Snarls have eased back from their pandemic peaks and some are already adding less inflationary pressure. But the gradual end of the pandemic-driven supply crunch might give way to another potential headache: a slump in consumer demand that throws economic growth into reverse and leads to an ugly inventory pile-up.

“Pressures in the global goods sectors, which have been a central driver of inflation, may finally be easing,” Citi economists led by Nathan Sheets wrote in a research note this month. “The bad news is that this looks to be occurring on the back of a slowing in the global consumer’s demand for goods, especially discretionary goods, and thus may also signal rising recession risks.”

Citi cautioned against declaring an “all clear” on the supply front, and there are reasons to doubt whether clogs in the plumbing of global trade will be cleared any time soon.

Labour strikes, factory disruptions tied to Covid outbreaks in China, Russia’s war in Ukraine, and year-end holiday shipping pressures could tangle logistics networks all over again.

Economists generally agree that US household demand for merchandise will be key to watch in coming months, but they’re split about whether it will stay strong or start to soften. One private indicator suggests it might be poised to tip back toward normal as people dine out, see shows, and travel more than they did during the pandemic.

To help pinpoint this shift back to services spending, Flexport developed its Post-Covid Indicator to monitor how Americans’ divvy up their paychecks. The latest reading shows “consumer preferences shifted slightly away from goods in May,” the San Francisco-based freight forwarder said.

“Looking ahead, the indicator is forecast to hold at close to current levels throughout the third quarter of 2022. That would imply that overall consumer preferences for goods over services will decline but still remain slightly above summer 2020 and pre-pandemic levels.”

Controlling some levers of economic activity is the Federal Reserve, which is set to raise interest rates later this month to try to curb surging inflation. According to the central bank’s most recent regional survey, businesses are still dealing with plenty of supply problems but they seem to be fading in severity.

Here’s a not-so-scientific tally of where things stand in the Fed’s recent observations: the number of times the word “shortage” appears in this survey, called the Beige Book. These could be references to shortages of labour, materials or other keys to production.
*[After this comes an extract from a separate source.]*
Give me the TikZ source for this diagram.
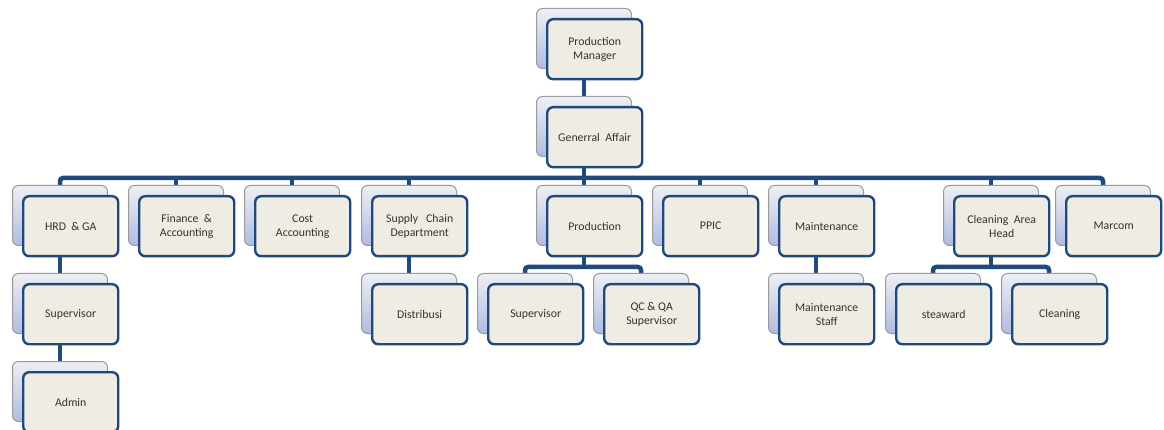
\documentclass[tikz,border=0pt]{standalone}
\usepackage{fontspec}
\setmainfont{Carlito}
\usetikzlibrary{backgrounds}
\definecolor{frontfill}{HTML}{EEECE3}
\definecolor{frontline}{HTML}{1F497D}
\definecolor{backline}{HTML}{9A9A9A}
\definecolor{backtop}{HTML}{EEEFF3}
\definecolor{backbot}{HTML}{AEBCE2}
\definecolor{conn}{HTML}{1F4A7A}
\tikzset{
  frontbox/.style={draw=frontline, line width=2.4pt, fill=frontfill, rounded corners=6pt,
    minimum width=95pt, minimum height=60pt, inner sep=2pt, align=center, anchor=north west,
    font=\fontsize{11.8}{14}\selectfont, text=black!80},
  backbox/.style={draw=backline, line width=1pt, top color=backtop, bottom color=backbot,
    rounded corners=6pt, minimum width=95pt, minimum height=60pt, anchor=north west},
  connector/.style={draw=conn, line width=4.5pt, rounded corners=3pt}
}
\newcommand{\orgbox}[4]{%
  \node[backbox] (#1b) at (#2-10,#3-10) {};
  \node[frontbox] (#1) at (#2,#3) {#4};
}
\begin{document}
\begin{tikzpicture}[x=1pt,y=-1pt]
\useasboundingbox (0,0) rectangle (1164,430);
\orgbox{pm}{546}{18}{Production\\Manager}
\orgbox{ga}{546}{106}{Generral\ \ Affair}
\orgbox{hrd}{22}{195}{HRD\ \ \& GA}
\orgbox{fin}{138}{195}{Finance\ \ \&\\Accounting}
\orgbox{cost}{254}{195}{Cost\\Accounting}
\orgbox{scd}{371}{195}{Supply\ \ \ Chain\\Department}
\orgbox{prod}{546}{195}{Production}
\orgbox{ppic}{662}{195}{PPIC}
\orgbox{mnt}{778}{195}{Maintenance}
\orgbox{cah}{953}{195}{Cleaning\ \ Area\\Head}
\orgbox{mar}{1065}{195}{Marcom}
\orgbox{hsup}{22}{283}{Supervisor}
\orgbox{adm}{22}{371}{Admin}
\orgbox{dist}{371}{283}{Distribusi}
\orgbox{psup}{487}{283}{Supervisor}
\orgbox{qc}{603}{283}{QC\ \& QA\\Supervisor}
\orgbox{mst}{778}{283}{Maintenance\\Staff}
\orgbox{stw}{895}{283}{steaward}
\orgbox{cln}{1011}{283}{Cleaning}
\coordinate (bus) at (0,178);
\coordinate (pbus) at (0,267);
\coordinate (cbus) at (0,267);
\begin{scope}[on background layer]
\draw[connector] (pmb.south) -- (gab.north);
\draw[connector] (gab.south) -- (gab.south|-bus);
\draw[connector] (hrdb.north) |- (marb.north|-bus) -- (marb.north);
\foreach \n in {fin,cost,scd,prod,ppic,mnt,cah}{
  \draw[connector] (\n b.north) -- (\n b.north|-bus);
}
\draw[connector] (hrdb.south) -- (hsupb.north);
\draw[connector] (hsupb.south) -- (admb.north);
\draw[connector] (scdb.south) -- (distb.north);
\draw[connector] (mntb.south) -- (mstb.north);
\draw[connector] (prodb.south) -- (prodb.south|-pbus);
\draw[connector] (psupb.north) |- (qcb.north|-pbus) -- (qcb.north);
\draw[connector] (cahb.south) -- (cahb.south|-cbus);
\draw[connector] (stwb.north) |- (clnb.north|-cbus) -- (clnb.north);
\end{scope}
\end{tikzpicture}
\end{document}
While the number is still more than double its pre-pandemic level, it has declined to about one-third of its peak in August 2021.

Another indicator of emerging supply slack after two years of tightness: Ocean freight rates have continued their decline from record highs. Container rates, including these published by Freightos, a digital platform for cargo bookings, are still well above pre-pandemic levels but their trajectory looks increasingly like a slide still searching for a bottom amid uncertainty about consumer spending.

Much of the logistics recovery hinges on China’s ability to remain a trade powerhouse and keep factories and ports humming through its strict rules to control Covid outbreaks. That looked to be intact after the country released numbers on Thursday showing June was the country’s second-best month for exports in at least three decades.

Not everything is on the mend, particularly in Europe, which is seeing extended shipping problems given the region’s proximity to the fighting in Ukraine.